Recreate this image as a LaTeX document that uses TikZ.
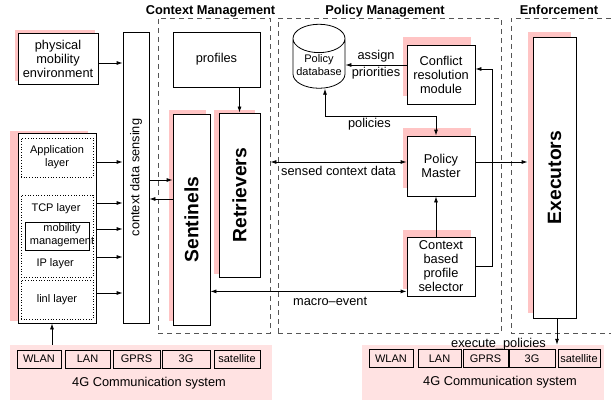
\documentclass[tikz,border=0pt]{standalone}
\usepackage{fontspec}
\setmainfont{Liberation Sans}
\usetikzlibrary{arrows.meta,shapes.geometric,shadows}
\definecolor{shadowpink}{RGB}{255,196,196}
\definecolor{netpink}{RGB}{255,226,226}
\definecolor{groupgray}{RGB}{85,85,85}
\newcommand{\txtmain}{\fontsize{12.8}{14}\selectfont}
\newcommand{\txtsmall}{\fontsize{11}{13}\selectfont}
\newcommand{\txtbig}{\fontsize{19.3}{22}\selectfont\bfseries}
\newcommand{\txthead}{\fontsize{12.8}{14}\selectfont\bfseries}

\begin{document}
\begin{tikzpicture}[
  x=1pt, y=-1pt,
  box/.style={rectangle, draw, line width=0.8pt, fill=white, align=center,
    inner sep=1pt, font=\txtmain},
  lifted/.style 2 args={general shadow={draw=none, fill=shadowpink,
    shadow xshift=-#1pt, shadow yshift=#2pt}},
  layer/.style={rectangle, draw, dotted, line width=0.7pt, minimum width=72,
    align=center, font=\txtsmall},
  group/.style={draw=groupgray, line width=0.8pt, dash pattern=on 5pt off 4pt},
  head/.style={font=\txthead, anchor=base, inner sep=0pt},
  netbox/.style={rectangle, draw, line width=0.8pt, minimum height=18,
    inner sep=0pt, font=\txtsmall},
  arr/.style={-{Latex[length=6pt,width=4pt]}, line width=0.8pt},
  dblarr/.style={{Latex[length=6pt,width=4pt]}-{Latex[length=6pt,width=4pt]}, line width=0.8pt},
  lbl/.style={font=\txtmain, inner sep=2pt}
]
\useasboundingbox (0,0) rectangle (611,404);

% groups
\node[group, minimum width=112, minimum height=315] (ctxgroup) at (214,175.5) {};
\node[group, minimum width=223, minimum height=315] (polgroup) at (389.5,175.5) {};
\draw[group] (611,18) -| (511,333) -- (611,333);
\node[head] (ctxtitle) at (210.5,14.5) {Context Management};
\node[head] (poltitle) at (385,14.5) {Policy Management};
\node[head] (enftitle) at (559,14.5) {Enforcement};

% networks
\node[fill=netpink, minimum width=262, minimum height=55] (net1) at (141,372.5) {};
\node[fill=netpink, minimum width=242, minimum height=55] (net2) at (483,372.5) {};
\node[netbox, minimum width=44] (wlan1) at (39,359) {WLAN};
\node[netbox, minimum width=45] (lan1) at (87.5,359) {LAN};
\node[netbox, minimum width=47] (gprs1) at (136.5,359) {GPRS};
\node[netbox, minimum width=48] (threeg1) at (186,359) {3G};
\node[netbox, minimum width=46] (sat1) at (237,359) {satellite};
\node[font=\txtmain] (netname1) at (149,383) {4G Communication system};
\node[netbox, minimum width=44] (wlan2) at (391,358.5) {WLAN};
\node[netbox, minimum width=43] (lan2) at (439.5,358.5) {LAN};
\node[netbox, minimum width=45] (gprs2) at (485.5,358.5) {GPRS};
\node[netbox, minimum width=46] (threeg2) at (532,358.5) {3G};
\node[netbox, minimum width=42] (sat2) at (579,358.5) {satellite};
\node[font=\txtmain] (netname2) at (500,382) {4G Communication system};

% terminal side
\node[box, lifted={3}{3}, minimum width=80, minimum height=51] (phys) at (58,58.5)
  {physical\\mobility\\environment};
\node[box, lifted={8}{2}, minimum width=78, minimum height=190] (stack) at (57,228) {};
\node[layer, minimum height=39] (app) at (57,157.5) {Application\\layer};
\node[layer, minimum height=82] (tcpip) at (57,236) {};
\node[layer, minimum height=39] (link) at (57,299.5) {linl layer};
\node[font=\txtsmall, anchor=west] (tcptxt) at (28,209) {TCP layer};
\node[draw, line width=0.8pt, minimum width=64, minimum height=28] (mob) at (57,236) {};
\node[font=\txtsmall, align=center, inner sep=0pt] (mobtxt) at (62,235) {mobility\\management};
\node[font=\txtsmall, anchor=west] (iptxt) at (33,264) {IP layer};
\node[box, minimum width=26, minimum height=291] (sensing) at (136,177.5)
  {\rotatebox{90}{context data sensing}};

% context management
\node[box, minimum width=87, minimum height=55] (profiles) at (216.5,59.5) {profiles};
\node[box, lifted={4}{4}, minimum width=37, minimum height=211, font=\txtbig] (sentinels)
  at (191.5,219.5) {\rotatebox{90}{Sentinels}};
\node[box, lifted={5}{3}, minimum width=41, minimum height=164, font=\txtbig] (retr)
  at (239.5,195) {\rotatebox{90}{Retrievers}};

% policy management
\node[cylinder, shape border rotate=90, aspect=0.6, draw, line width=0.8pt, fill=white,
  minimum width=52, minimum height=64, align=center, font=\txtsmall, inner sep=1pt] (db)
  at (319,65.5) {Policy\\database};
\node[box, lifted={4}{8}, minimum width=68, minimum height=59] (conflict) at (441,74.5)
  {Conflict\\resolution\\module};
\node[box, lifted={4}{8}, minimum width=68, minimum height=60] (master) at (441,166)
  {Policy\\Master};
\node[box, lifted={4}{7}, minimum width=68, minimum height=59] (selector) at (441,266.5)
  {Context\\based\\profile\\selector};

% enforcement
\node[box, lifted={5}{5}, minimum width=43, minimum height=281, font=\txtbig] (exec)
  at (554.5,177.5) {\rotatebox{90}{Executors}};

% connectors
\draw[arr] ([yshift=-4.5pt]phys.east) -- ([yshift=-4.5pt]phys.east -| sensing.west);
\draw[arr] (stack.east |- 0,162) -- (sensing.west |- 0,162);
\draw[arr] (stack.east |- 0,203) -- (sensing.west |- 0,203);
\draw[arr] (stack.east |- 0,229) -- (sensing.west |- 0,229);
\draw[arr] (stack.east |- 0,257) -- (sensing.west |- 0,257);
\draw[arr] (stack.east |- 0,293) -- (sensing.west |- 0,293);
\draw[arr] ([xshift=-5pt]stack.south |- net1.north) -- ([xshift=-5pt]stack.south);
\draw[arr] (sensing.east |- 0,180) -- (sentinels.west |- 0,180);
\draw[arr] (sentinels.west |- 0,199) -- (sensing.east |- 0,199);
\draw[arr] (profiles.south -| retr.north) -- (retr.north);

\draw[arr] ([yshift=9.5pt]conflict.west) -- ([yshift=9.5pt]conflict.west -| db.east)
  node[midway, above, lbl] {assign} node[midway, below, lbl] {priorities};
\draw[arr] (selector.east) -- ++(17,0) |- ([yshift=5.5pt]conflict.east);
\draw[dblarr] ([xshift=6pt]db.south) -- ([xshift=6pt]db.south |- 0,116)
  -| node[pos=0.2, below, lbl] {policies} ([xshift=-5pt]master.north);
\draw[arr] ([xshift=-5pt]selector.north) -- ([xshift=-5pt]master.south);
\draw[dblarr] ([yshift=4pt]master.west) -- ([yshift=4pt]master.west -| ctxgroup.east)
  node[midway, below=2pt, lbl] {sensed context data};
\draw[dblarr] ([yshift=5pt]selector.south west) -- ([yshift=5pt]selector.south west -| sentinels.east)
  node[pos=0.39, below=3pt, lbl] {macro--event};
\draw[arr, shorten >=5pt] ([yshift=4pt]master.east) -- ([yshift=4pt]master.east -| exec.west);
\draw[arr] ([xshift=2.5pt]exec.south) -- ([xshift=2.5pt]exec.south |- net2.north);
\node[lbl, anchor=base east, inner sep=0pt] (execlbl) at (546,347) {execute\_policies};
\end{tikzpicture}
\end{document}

───

**To be done**
Reproduce every line precisely as given, omitting all pictures.

**Solution for this exercise**
Recreate this image as a LaTeX document that uses TikZ.
\documentclass[tikz,border=0pt]{standalone}
\usepackage{fontspec}
\setmainfont{Liberation Sans}
\usetikzlibrary{arrows.meta,shapes.geometric,shadows}
\definecolor{shadowpink}{RGB}{255,196,196}
\definecolor{netpink}{RGB}{255,226,226}
\definecolor{groupgray}{RGB}{85,85,85}
\newcommand{\txtmain}{\fontsize{12.8}{14}\selectfont}
\newcommand{\txtsmall}{\fontsize{11}{13}\selectfont}
\newcommand{\txtbig}{\fontsize{19.3}{22}\selectfont\bfseries}
\newcommand{\txthead}{\fontsize{12.8}{14}\selectfont\bfseries}

\begin{document}
\begin{tikzpicture}[
  x=1pt, y=-1pt,
  box/.style={rectangle, draw, line width=0.8pt, fill=white, align=center,
    inner sep=1pt, font=\txtmain},
  lifted/.style 2 args={general shadow={draw=none, fill=shadowpink,
    shadow xshift=-#1pt, shadow yshift=#2pt}},
  layer/.style={rectangle, draw, dotted, line width=0.7pt, minimum width=72,
    align=center, font=\txtsmall},
  group/.style={draw=groupgray, line width=0.8pt, dash pattern=on 5pt off 4pt},
  head/.style={font=\txthead, anchor=base, inner sep=0pt},
  netbox/.style={rectangle, draw, line width=0.8pt, minimum height=18,
    inner sep=0pt, font=\txtsmall},
  arr/.style={-{Latex[length=6pt,width=4pt]}, line width=0.8pt},
  dblarr/.style={{Latex[length=6pt,width=4pt]}-{Latex[length=6pt,width=4pt]}, line width=0.8pt},
  lbl/.style={font=\txtmain, inner sep=2pt}
]
\useasboundingbox (0,0) rectangle (611,404);

% groups
\node[group, minimum width=112, minimum height=315] (ctxgroup) at (214,175.5) {};
\node[group, minimum width=223, minimum height=315] (polgroup) at (389.5,175.5) {};
\draw[group] (611,18) -| (511,333) -- (611,333);
\node[head] (ctxtitle) at (210.5,14.5) {Context Management};
\node[head] (poltitle) at (385,14.5) {Policy Management};
\node[head] (enftitle) at (559,14.5) {Enforcement};

% networks
\node[fill=netpink, minimum width=262, minimum height=55] (net1) at (141,372.5) {};
\node[fill=netpink, minimum width=242, minimum height=55] (net2) at (483,372.5) {};
\node[netbox, minimum width=44] (wlan1) at (39,359) {WLAN};
\node[netbox, minimum width=45] (lan1) at (87.5,359) {LAN};
\node[netbox, minimum width=47] (gprs1) at (136.5,359) {GPRS};
\node[netbox, minimum width=48] (threeg1) at (186,359) {3G};
\node[netbox, minimum width=46] (sat1) at (237,359) {satellite};
\node[font=\txtmain] (netname1) at (149,383) {4G Communication system};
\node[netbox, minimum width=44] (wlan2) at (391,358.5) {WLAN};
\node[netbox, minimum width=43] (lan2) at (439.5,358.5) {LAN};
\node[netbox, minimum width=45] (gprs2) at (485.5,358.5) {GPRS};
\node[netbox, minimum width=46] (threeg2) at (532,358.5) {3G};
\node[netbox, minimum width=42] (sat2) at (579,358.5) {satellite};
\node[font=\txtmain] (netname2) at (500,382) {4G Communication system};

% terminal side
\node[box, lifted={3}{3}, minimum width=80, minimum height=51] (phys) at (58,58.5)
  {physical\\mobility\\environment};
\node[box, lifted={8}{2}, minimum width=78, minimum height=190] (stack) at (57,228) {};
\node[layer, minimum height=39] (app) at (57,157.5) {Application\\layer};
\node[layer, minimum height=82] (tcpip) at (57,236) {};
\node[layer, minimum height=39] (link) at (57,299.5) {linl layer};
\node[font=\txtsmall, anchor=west] (tcptxt) at (28,209) {TCP layer};
\node[draw, line width=0.8pt, minimum width=64, minimum height=28] (mob) at (57,236) {};
\node[font=\txtsmall, align=center, inner sep=0pt] (mobtxt) at (62,235) {mobility\\management};
\node[font=\txtsmall, anchor=west] (iptxt) at (33,264) {IP layer};
\node[box, minimum width=26, minimum height=291] (sensing) at (136,177.5)
  {\rotatebox{90}{context data sensing}};

% context management
\node[box, minimum width=87, minimum height=55] (profiles) at (216.5,59.5) {profiles};
\node[box, lifted={4}{4}, minimum width=37, minimum height=211, font=\txtbig] (sentinels)
  at (191.5,219.5) {\rotatebox{90}{Sentinels}};
\node[box, lifted={5}{3}, minimum width=41, minimum height=164, font=\txtbig] (retr)
  at (239.5,195) {\rotatebox{90}{Retrievers}};

% policy management
\node[cylinder, shape border rotate=90, aspect=0.6, draw, line width=0.8pt, fill=white,
  minimum width=52, minimum height=64, align=center, font=\txtsmall, inner sep=1pt] (db)
  at (319,65.5) {Policy\\database};
\node[box, lifted={4}{8}, minimum width=68, minimum height=59] (conflict) at (441,74.5)
  {Conflict\\resolution\\module};
\node[box, lifted={4}{8}, minimum width=68, minimum height=60] (master) at (441,166)
  {Policy\\Master};
\node[box, lifted={4}{7}, minimum width=68, minimum height=59] (selector) at (441,266.5)
  {Context\\based\\profile\\selector};

% enforcement
\node[box, lifted={5}{5}, minimum width=43, minimum height=281, font=\txtbig] (exec)
  at (554.5,177.5) {\rotatebox{90}{Executors}};

% connectors
\draw[arr] ([yshift=-4.5pt]phys.east) -- ([yshift=-4.5pt]phys.east -| sensing.west);
\draw[arr] (stack.east |- 0,162) -- (sensing.west |- 0,162);
\draw[arr] (stack.east |- 0,203) -- (sensing.west |- 0,203);
\draw[arr] (stack.east |- 0,229) -- (sensing.west |- 0,229);
\draw[arr] (stack.east |- 0,257) -- (sensing.west |- 0,257);
\draw[arr] (stack.east |- 0,293) -- (sensing.west |- 0,293);
\draw[arr] ([xshift=-5pt]stack.south |- net1.north) -- ([xshift=-5pt]stack.south);
\draw[arr] (sensing.east |- 0,180) -- (sentinels.west |- 0,180);
\draw[arr] (sentinels.west |- 0,199) -- (sensing.east |- 0,199);
\draw[arr] (profiles.south -| retr.north) -- (retr.north);

\draw[arr] ([yshift=9.5pt]conflict.west) -- ([yshift=9.5pt]conflict.west -| db.east)
  node[midway, above, lbl] {assign} node[midway, below, lbl] {priorities};
\draw[arr] (selector.east) -- ++(17,0) |- ([yshift=5.5pt]conflict.east);
\draw[dblarr] ([xshift=6pt]db.south) -- ([xshift=6pt]db.south |- 0,116)
  -| node[pos=0.2, below, lbl] {policies} ([xshift=-5pt]master.north);
\draw[arr] ([xshift=-5pt]selector.north) -- ([xshift=-5pt]master.south);
\draw[dblarr] ([yshift=4pt]master.west) -- ([yshift=4pt]master.west -| ctxgroup.east)
  node[midway, below=2pt, lbl] {sensed context data};
\draw[dblarr] ([yshift=5pt]selector.south west) -- ([yshift=5pt]selector.south west -| sentinels.east)
  node[pos=0.39, below=3pt, lbl] {macro--event};
\draw[arr, shorten >=5pt] ([yshift=4pt]master.east) -- ([yshift=4pt]master.east -| exec.west);
\draw[arr] ([xshift=2.5pt]exec.south) -- ([xshift=2.5pt]exec.south |- net2.north);
\node[lbl, anchor=base east, inner sep=0pt] (execlbl) at (546,347) {execute\_policies};
\end{tikzpicture}
\end{document}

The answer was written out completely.